Khulekani Mgenge
Data Scientist Portfolio

Data Scientist well versed in Statistical Analysis,A/B Testing,Machine Learning, SQL, R, Python,and Tableau @KhulekaniMgenge
.

TikTok Machine Learning Model

Machine learning model that can be used to determine whether a video contains a claim or whether it offers an opinion. With a successful prediction model,TikTok can reduce the backlog of user reports and prioritize them more efficiently.

Regression Model For Predicting Taxi Fares

Regression model for the New York City Taxi and Limousine Commission that will help predict taxi fares before the ride, based on data that TLC has gathered.This project will focus on the business need of developing a regression model.

Waze User Churn Classification Model

Building a machine learning model to predict user churn. Where Churn quantifies the number of users who have uninstalled the Waze app or stopped using the app.
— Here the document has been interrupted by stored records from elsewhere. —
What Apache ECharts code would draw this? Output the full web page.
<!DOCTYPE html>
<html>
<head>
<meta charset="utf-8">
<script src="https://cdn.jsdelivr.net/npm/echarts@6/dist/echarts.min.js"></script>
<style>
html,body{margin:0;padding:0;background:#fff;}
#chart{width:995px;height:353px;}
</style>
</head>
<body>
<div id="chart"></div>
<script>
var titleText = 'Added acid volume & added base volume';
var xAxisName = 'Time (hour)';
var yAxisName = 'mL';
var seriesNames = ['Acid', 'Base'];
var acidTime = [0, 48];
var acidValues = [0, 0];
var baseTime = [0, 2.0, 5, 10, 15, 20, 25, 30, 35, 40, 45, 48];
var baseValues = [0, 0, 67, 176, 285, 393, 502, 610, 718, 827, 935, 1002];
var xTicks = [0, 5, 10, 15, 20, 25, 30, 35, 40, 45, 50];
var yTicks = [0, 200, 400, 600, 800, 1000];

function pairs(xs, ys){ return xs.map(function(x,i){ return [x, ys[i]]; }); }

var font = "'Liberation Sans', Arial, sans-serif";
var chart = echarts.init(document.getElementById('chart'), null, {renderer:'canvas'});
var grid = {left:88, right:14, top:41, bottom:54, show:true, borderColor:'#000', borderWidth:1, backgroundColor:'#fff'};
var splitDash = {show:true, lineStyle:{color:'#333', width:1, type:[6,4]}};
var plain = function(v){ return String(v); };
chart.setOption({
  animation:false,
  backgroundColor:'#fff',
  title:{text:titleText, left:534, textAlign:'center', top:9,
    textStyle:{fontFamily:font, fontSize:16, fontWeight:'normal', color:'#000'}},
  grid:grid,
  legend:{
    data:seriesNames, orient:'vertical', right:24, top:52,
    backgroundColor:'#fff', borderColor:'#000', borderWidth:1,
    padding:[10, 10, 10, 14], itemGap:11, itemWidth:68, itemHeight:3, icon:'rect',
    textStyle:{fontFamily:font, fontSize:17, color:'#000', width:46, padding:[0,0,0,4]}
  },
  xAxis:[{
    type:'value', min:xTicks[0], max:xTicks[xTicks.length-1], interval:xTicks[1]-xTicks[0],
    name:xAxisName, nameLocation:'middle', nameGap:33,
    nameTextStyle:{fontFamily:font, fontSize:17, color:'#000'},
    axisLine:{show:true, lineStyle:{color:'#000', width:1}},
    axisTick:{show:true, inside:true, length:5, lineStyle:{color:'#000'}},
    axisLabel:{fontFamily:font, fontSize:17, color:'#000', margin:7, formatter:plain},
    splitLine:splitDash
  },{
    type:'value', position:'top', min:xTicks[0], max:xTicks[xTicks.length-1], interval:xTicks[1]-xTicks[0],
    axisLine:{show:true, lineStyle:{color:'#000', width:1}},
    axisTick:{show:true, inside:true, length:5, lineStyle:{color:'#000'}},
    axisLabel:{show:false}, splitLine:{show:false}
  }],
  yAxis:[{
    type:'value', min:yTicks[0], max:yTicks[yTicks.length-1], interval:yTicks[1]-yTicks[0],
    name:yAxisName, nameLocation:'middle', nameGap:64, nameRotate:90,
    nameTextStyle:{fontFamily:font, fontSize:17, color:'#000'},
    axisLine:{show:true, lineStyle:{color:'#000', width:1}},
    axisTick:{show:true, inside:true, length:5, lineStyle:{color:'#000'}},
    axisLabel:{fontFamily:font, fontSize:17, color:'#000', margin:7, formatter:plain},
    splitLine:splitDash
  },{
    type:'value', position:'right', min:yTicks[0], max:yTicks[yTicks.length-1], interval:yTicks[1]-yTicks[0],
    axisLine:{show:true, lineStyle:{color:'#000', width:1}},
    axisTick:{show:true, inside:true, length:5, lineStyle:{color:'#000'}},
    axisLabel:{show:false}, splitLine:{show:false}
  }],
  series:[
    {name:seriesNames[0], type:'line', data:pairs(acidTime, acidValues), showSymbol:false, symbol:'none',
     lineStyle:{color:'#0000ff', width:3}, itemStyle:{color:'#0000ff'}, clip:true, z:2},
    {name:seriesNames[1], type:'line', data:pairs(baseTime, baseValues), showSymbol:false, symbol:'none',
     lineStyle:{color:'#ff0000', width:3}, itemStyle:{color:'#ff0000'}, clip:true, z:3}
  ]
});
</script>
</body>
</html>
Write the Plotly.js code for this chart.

The ultimate goal for this project is to develop a machine learning (ML) model that predicts user churn.

Smart Device Analysis
in R Programming

The analysis of the project was focusing on one of the Bellabeat products and I was asked to analyze smart device data to gain insight into how consumers are using their smart devices. The report examine the business question: how do consumers use Bellabeat smart devices? The insight discovered in the analysis will be used help guide the company's marketing strategy.

NBA WEB SCRAPING
using Python

The project is about web scraping the NBA website in order to collect data from it for analysis process. I was able to
identified its HTML structure, and extracted relevant data.Applied data cleaning and preprocessing techniques to ensure data quality and integrity. Conducted data exploration and analysis to gain insights from the scraped data. Documented the entire process, including data sources, data collection methods, data cleaning, and analysis results, and provided recommendations for player improvements.

Data Exploration in SQL

The project demonstrate how Covid-19 Monitoring dashboard dataset was collected from ourworldindata.org and uploaded to a MySQL database for efficient storage. How data manipulation conducted to created relevant columns in the dataset whicch will be used to track COVID-19 cases and calculating percentage of infected people. SQL queries used for data exploration to understand dataset. View table was created for data to be visualized on the business intelligent tool such as tableau.

Tableau Projects

Portfolio of all Tableau analysis projects such as Covid-19 Monitoring Dashboard and Chicago cyclistic Bikeshare rides usage between annual members and casual riders.